══ DATASET CONTENT ══

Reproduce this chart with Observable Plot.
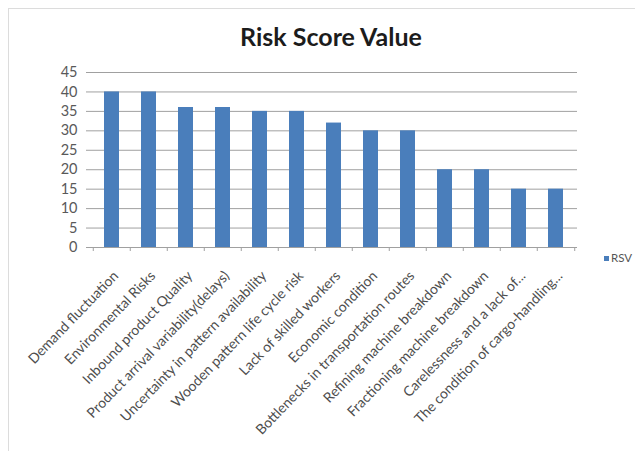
<!DOCTYPE html>
<html><head><meta charset="utf-8">
<script src="https://cdn.jsdelivr.net/npm/d3@7"></script>
<script src="https://cdn.jsdelivr.net/npm/@observablehq/plot@0.6"></script>
<style>
body{margin:0;background:#fff;}
#wrap{position:relative;width:635px;height:451px;overflow:hidden;font-family:Lato,"Open Sans",sans-serif;}
#frame{position:absolute;left:8px;top:8px;width:700px;height:500px;border:1px solid #dcdcdc;box-sizing:border-box;}
#title{position:absolute;left:0;width:662px;top:21px;text-align:center;font-weight:bold;font-size:25px;line-height:30px;color:#1c1c1c;}
#legend{position:absolute;left:604px;top:251px;font-size:11.5px;line-height:14px;color:#555;display:flex;align-items:center;gap:2px;white-space:nowrap;}
#legend span.sw{display:inline-block;width:5px;height:5px;background:#4a7ebb;}
#chart{position:absolute;left:0;top:0;}
</style></head>
<body><div id="wrap"><div id="frame"></div><div id="chart"></div><div id="title">Risk Score Value</div><div id="legend"><span class="sw"></span><span>RSV</span></div></div>
<script>
const categories = ["Demand fluctuation","Environmental Risks","Inbound product Quality","Product arrival variability(delays)","Uncertainty in pattern availability","Wooden pattern life cycle risk","Lack of skilled workers","Economic condition","Bottlenecks in transportation routes","Refining machine breakdown","Fractioning machine breakdown","Carelessness and a lack of...","The condition of cargo-handling..."];
const values = [40,40,36,36,35,35,32,30,30,20,20,15,15];
const yTicks = [0,5,10,15,20,25,30,35,40,45];
const seriesName = "RSV";

const data = categories.map((c,i)=>({category:c, value:values[i]}));
const W = 635, H = 451, mL = 90, mR = 58, mT = 72, mB = 204;
const step = (W - mL - mR) / categories.length;
const grid = "#a0a0a0";

const chart = Plot.plot({
  width: W, height: H,
  marginLeft: mL, marginRight: mR, marginTop: mT, marginBottom: mB,
  style: {fontFamily: "Lato, 'Open Sans', sans-serif", background: "transparent"},
  x: {domain: categories, paddingInner: 0.6, paddingOuter: 0.3, label: null},
  y: {domain: [0,45], label: null},
  marks: [
    Plot.ruleY(yTicks.filter(d=>d>0), {stroke: grid, strokeWidth: 1}),
    Plot.barY(data, {x: "category", y: "value", fill: "#4a7ebb"}),
    Plot.ruleY([0], {stroke: grid}),
    Plot.axisX({tickSize: 4, tickFormat: () => "", dx: -step/2, stroke: grid}),
    Plot.axisX({ticks: [categories[categories.length-1]], tickSize: 4, tickFormat: () => "", dx: step/2, stroke: grid}),
    Plot.axisY({ticks: yTicks, tickSize: 4, tickPadding: 9, fontSize: 14.5, color: "#595959", stroke: grid}),
    Plot.ruleX([0], {frameAnchor: "left", stroke: grid}),
    Plot.axisX({tickSize: 0, tickPadding: 26, dx: 4, tickRotate: -46, fontSize: 14, color: "#4d4d4d", textAnchor: "end"})
  ]
});
document.getElementById("chart").appendChild(chart);
</script></body></html>
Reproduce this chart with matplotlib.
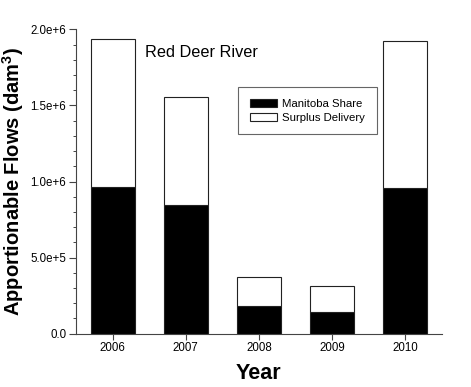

═══

* [WHAT IS ASKED]:
Copy the data exactly. Any picture it contains is to be omitted.

* [THE RESPONSE]:
Reproduce this chart with Observable Plot.
<!DOCTYPE html>
<html><head><meta charset="utf-8">
<script src="https://cdn.jsdelivr.net/npm/d3@7"></script>
<script src="https://cdn.jsdelivr.net/npm/@observablehq/plot@0.6"></script>
<style>
body{margin:0;background:#fff;}
#wrap{position:relative;width:635px;height:451px;overflow:hidden;font-family:Lato,"Open Sans",sans-serif;}
#frame{position:absolute;left:8px;top:8px;width:700px;height:500px;border:1px solid #dcdcdc;box-sizing:border-box;}
#title{position:absolute;left:0;width:662px;top:21px;text-align:center;font-weight:bold;font-size:25px;line-height:30px;color:#1c1c1c;}
#legend{position:absolute;left:604px;top:251px;font-size:11.5px;line-height:14px;color:#555;display:flex;align-items:center;gap:2px;white-space:nowrap;}
#legend span.sw{display:inline-block;width:5px;height:5px;background:#4a7ebb;}
#chart{position:absolute;left:0;top:0;}
</style></head>
<body><div id="wrap"><div id="frame"></div><div id="chart"></div><div id="title">Risk Score Value</div><div id="legend"><span class="sw"></span><span>RSV</span></div></div>
<script>
const categories = ["Demand fluctuation","Environmental Risks","Inbound product Quality","Product arrival variability(delays)","Uncertainty in pattern availability","Wooden pattern life cycle risk","Lack of skilled workers","Economic condition","Bottlenecks in transportation routes","Refining machine breakdown","Fractioning machine breakdown","Carelessness and a lack of...","The condition of cargo-handling..."];
const values = [40,40,36,36,35,35,32,30,30,20,20,15,15];
const yTicks = [0,5,10,15,20,25,30,35,40,45];
const seriesName = "RSV";

const data = categories.map((c,i)=>({category:c, value:values[i]}));
const W = 635, H = 451, mL = 90, mR = 58, mT = 72, mB = 204;
const step = (W - mL - mR) / categories.length;
const grid = "#a0a0a0";

const chart = Plot.plot({
  width: W, height: H,
  marginLeft: mL, marginRight: mR, marginTop: mT, marginBottom: mB,
  style: {fontFamily: "Lato, 'Open Sans', sans-serif", background: "transparent"},
  x: {domain: categories, paddingInner: 0.6, paddingOuter: 0.3, label: null},
  y: {domain: [0,45], label: null},
  marks: [
    Plot.ruleY(yTicks.filter(d=>d>0), {stroke: grid, strokeWidth: 1}),
    Plot.barY(data, {x: "category", y: "value", fill: "#4a7ebb"}),
    Plot.ruleY([0], {stroke: grid}),
    Plot.axisX({tickSize: 4, tickFormat: () => "", dx: -step/2, stroke: grid}),
    Plot.axisX({ticks: [categories[categories.length-1]], tickSize: 4, tickFormat: () => "", dx: step/2, stroke: grid}),
    Plot.axisY({ticks: yTicks, tickSize: 4, tickPadding: 9, fontSize: 14.5, color: "#595959", stroke: grid}),
    Plot.ruleX([0], {frameAnchor: "left", stroke: grid}),
    Plot.axisX({tickSize: 0, tickPadding: 26, dx: 4, tickRotate: -46, fontSize: 14, color: "#4d4d4d", textAnchor: "end"})
  ]
});
document.getElementById("chart").appendChild(chart);
</script></body></html>
Reproduce this chart with matplotlib.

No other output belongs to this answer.